The fifth of Winston’s journals was Mapping Sciences and Remote Sensing, published from 1964. It was renamed GIScience & Remote Sensing in 2004 and now publishes basic and applied research on cartography, geographic information systems, remote sensing of the environment (including digital image processing), geocomputation, spatial data mining, spatial statistics, and geographic environmental modeling.
Winston’s hope was that through sharing geographic research he would foster collaborations across international and topical borders. He came to know the literature of each sub-discipline well, including the contributors, editors, and editorial boards. He was a hands-on manager, working tirelessly behind the scenes to maintain the quality and viability of each of his titles. He devoted substantial time and resources to ensuring that each journal flourished, overseeing processing of papers, printing, and distribution.
Over more than 30 years, the five journals combined published more than 3,000 refereed geography papers.
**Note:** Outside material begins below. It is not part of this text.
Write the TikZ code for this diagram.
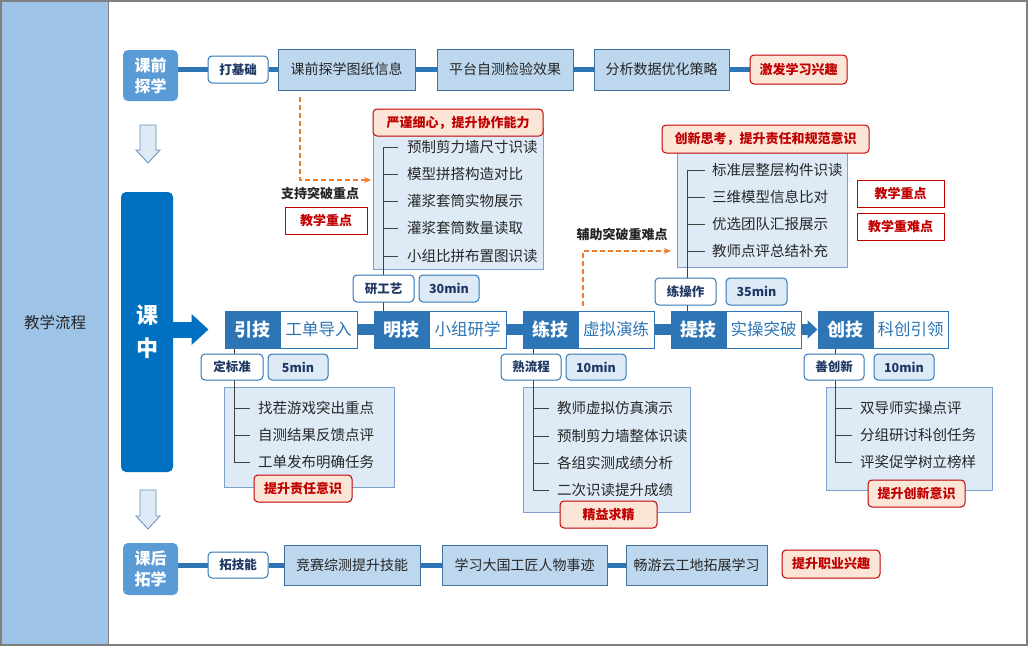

At a time when the publishing industry was becoming increasingly dominated by large, impersonal corporations with agendas occasionally at odds from that of academia, Bellwether retained an important, more personalized, and specialized niche outlet. For his efforts, Winston earned the widespread respect and indebtedness of geographers the world over.
In 2013, Routledge/Taylor & Francis took on the five journals. Winston was greatly encouraged by this new publishing home for Bellwether, which could no longer cope successfully with the massive changes ushered in by Open Access, the proliferation of consortia, and other such developments. He was also delighted that this would also make the journals accessible to thousands of libraries and institutions around the world.
Winston supported the efforts of the AAG for more than half a century and was among the longest-serving members and mentors of the Russian, Central Eurasian and East European Specialty Group. In addition, he and the staff at Bellwether were active in other AAG specialty groups associated with the topics of the journals. Winston also served as the AAG Representative on the Board of Directors of the American Association for the Advancement of Slavic Studies.
In 2010, Winston and Bellwether Publishing received the AAG’s prestigious Publication Award, conferred in recognition of exceptional and outstanding contributions to the discipline by publishers. This honor recognized his many years of service as a rare combination of scholar and publisher, and in recognition of more than 50 years of sustained support for the discipline of geography through production of outstanding geography journals.
Jeremy Tasch, Chair of the AAG’s Russian, Central Eurasian and East European Specialty Group said: “Victor’s efforts to shape the intellectual development of our discipline are celebrated. But his heartfelt recollections of Lithuania, and his personal involvement in the lives of so many geographers, will be missed.”
Victor Winston is survived by his wife, Belle (nee Jaroslaw); their sons, Edward and Robert; and grandsons, Henry and Benjamin.